__Written problem__:
Look through the data below. Show each line where the string "this" occurs.

__Data to use__:
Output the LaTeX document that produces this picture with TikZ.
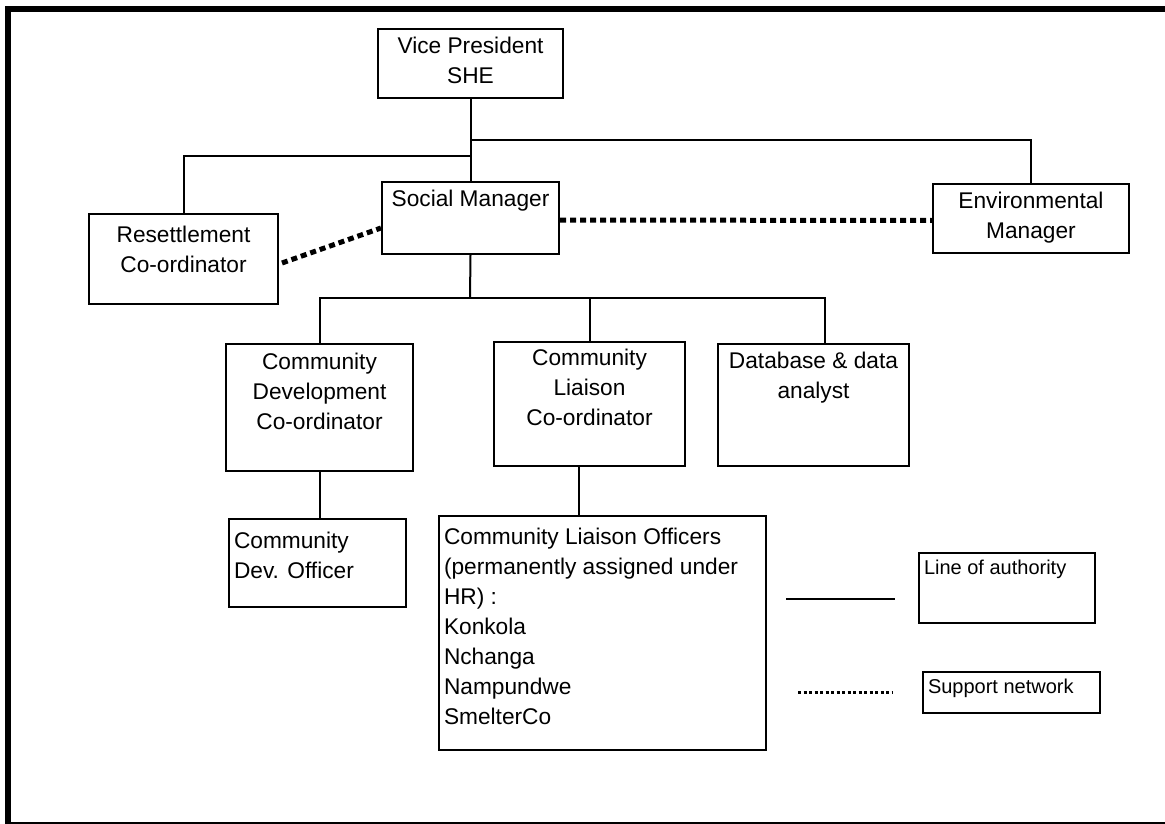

* * *

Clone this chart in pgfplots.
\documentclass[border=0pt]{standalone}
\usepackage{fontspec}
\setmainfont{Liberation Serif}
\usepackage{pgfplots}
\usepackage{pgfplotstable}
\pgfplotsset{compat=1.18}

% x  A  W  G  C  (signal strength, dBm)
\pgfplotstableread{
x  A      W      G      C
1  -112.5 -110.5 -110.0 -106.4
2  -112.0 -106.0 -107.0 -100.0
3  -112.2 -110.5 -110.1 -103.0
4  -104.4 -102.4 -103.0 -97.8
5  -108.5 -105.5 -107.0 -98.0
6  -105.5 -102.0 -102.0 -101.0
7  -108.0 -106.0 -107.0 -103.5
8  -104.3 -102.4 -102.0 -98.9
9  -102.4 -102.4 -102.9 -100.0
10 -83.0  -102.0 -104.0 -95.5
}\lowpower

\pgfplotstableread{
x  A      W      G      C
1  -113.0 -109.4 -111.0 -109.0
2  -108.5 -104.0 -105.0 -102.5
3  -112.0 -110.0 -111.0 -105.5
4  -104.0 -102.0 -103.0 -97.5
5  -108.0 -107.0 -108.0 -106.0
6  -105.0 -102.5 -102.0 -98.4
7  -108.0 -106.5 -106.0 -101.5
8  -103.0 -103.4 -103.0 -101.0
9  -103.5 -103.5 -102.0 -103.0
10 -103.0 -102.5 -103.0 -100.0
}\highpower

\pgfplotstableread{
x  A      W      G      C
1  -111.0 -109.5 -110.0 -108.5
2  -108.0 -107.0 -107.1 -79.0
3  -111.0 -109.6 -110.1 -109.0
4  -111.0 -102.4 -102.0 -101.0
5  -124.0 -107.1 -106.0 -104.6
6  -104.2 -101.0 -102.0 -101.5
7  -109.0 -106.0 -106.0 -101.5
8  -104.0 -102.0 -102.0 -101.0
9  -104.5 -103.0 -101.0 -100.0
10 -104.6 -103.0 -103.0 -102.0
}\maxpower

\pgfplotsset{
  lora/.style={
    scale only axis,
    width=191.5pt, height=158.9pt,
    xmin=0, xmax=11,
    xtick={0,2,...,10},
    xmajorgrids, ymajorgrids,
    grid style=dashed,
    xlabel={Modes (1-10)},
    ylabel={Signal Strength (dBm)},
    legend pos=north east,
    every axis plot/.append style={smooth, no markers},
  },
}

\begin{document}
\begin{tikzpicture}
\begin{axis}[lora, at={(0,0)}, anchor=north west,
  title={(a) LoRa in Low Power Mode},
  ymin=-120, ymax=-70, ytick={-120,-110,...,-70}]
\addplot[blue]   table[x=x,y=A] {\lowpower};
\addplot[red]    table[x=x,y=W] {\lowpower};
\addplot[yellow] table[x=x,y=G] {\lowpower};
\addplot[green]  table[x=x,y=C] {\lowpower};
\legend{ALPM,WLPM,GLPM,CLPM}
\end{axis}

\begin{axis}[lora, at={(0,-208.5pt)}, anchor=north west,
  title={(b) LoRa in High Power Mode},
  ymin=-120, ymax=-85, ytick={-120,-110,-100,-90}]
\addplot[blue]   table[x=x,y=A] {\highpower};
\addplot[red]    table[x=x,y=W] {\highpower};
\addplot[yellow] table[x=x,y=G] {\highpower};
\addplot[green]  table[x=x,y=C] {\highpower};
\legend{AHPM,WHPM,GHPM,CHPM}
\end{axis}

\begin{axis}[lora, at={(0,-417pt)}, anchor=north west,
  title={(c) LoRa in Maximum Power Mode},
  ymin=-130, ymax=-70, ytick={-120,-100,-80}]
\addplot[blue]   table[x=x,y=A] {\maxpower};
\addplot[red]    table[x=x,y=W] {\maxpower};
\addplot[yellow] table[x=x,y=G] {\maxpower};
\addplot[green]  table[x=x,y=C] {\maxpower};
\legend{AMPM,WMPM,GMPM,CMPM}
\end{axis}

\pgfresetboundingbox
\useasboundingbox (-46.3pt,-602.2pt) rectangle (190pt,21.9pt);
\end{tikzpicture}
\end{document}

__Full solution__:
Output the LaTeX document that produces this picture with TikZ.
Clone this chart in pgfplots.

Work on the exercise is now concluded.